- _TASK_
Type out the complete listing below word for word, without its pictures.

- _DATA BLOCK_

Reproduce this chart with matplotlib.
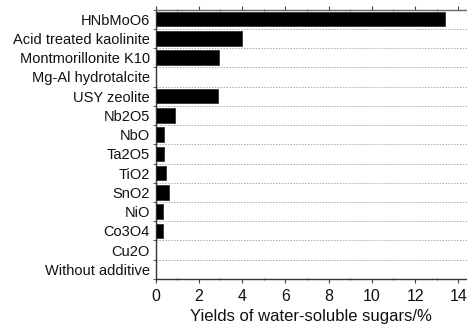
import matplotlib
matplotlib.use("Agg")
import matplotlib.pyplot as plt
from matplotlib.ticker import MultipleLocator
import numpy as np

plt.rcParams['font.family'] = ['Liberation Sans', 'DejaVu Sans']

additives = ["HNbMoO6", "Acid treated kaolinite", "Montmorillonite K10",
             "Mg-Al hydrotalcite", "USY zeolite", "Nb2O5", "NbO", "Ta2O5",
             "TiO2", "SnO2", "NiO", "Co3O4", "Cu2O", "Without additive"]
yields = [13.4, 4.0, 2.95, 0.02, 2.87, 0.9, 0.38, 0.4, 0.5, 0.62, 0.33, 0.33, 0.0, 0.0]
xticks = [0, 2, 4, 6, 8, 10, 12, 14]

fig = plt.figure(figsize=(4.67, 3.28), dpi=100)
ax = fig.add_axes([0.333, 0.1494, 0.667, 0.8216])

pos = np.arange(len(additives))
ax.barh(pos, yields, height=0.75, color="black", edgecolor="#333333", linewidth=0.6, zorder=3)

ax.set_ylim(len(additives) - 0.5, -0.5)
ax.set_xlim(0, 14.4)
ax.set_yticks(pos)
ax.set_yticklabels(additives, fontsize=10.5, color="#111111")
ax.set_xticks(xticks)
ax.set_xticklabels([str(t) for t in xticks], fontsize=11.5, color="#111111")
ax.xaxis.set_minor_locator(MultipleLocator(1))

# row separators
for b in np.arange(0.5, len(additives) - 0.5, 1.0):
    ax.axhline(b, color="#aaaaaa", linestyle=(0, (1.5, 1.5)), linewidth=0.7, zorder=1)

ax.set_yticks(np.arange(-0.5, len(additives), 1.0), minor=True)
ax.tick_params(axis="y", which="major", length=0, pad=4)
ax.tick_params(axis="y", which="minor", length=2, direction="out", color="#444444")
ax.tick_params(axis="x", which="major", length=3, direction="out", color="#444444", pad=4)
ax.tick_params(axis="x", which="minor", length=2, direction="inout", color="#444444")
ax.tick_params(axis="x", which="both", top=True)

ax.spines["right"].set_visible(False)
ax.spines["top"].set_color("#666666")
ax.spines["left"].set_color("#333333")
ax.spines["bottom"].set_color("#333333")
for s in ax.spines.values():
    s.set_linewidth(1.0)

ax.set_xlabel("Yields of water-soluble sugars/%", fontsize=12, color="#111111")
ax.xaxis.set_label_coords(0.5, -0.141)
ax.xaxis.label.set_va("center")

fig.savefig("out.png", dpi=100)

- _SOLUTION_
Reproduce this chart with matplotlib.
import matplotlib
matplotlib.use("Agg")
import matplotlib.pyplot as plt
from matplotlib.ticker import MultipleLocator
import numpy as np

plt.rcParams['font.family'] = ['Liberation Sans', 'DejaVu Sans']

additives = ["HNbMoO6", "Acid treated kaolinite", "Montmorillonite K10",
             "Mg-Al hydrotalcite", "USY zeolite", "Nb2O5", "NbO", "Ta2O5",
             "TiO2", "SnO2", "NiO", "Co3O4", "Cu2O", "Without additive"]
yields = [13.4, 4.0, 2.95, 0.02, 2.87, 0.9, 0.38, 0.4, 0.5, 0.62, 0.33, 0.33, 0.0, 0.0]
xticks = [0, 2, 4, 6, 8, 10, 12, 14]

fig = plt.figure(figsize=(4.67, 3.28), dpi=100)
ax = fig.add_axes([0.333, 0.1494, 0.667, 0.8216])

pos = np.arange(len(additives))
ax.barh(pos, yields, height=0.75, color="black", edgecolor="#333333", linewidth=0.6, zorder=3)

ax.set_ylim(len(additives) - 0.5, -0.5)
ax.set_xlim(0, 14.4)
ax.set_yticks(pos)
ax.set_yticklabels(additives, fontsize=10.5, color="#111111")
ax.set_xticks(xticks)
ax.set_xticklabels([str(t) for t in xticks], fontsize=11.5, color="#111111")
ax.xaxis.set_minor_locator(MultipleLocator(1))

# row separators
for b in np.arange(0.5, len(additives) - 0.5, 1.0):
    ax.axhline(b, color="#aaaaaa", linestyle=(0, (1.5, 1.5)), linewidth=0.7, zorder=1)

ax.set_yticks(np.arange(-0.5, len(additives), 1.0), minor=True)
ax.tick_params(axis="y", which="major", length=0, pad=4)
ax.tick_params(axis="y", which="minor", length=2, direction="out", color="#444444")
ax.tick_params(axis="x", which="major", length=3, direction="out", color="#444444", pad=4)
ax.tick_params(axis="x", which="minor", length=2, direction="inout", color="#444444")
ax.tick_params(axis="x", which="both", top=True)

ax.spines["right"].set_visible(False)
ax.spines["top"].set_color("#666666")
ax.spines["left"].set_color("#333333")
ax.spines["bottom"].set_color("#333333")
for s in ax.spines.values():
    s.set_linewidth(1.0)

ax.set_xlabel("Yields of water-soluble sugars/%", fontsize=12, color="#111111")
ax.xaxis.set_label_coords(0.5, -0.141)
ax.xaxis.label.set_va("center")

fig.savefig("out.png", dpi=100)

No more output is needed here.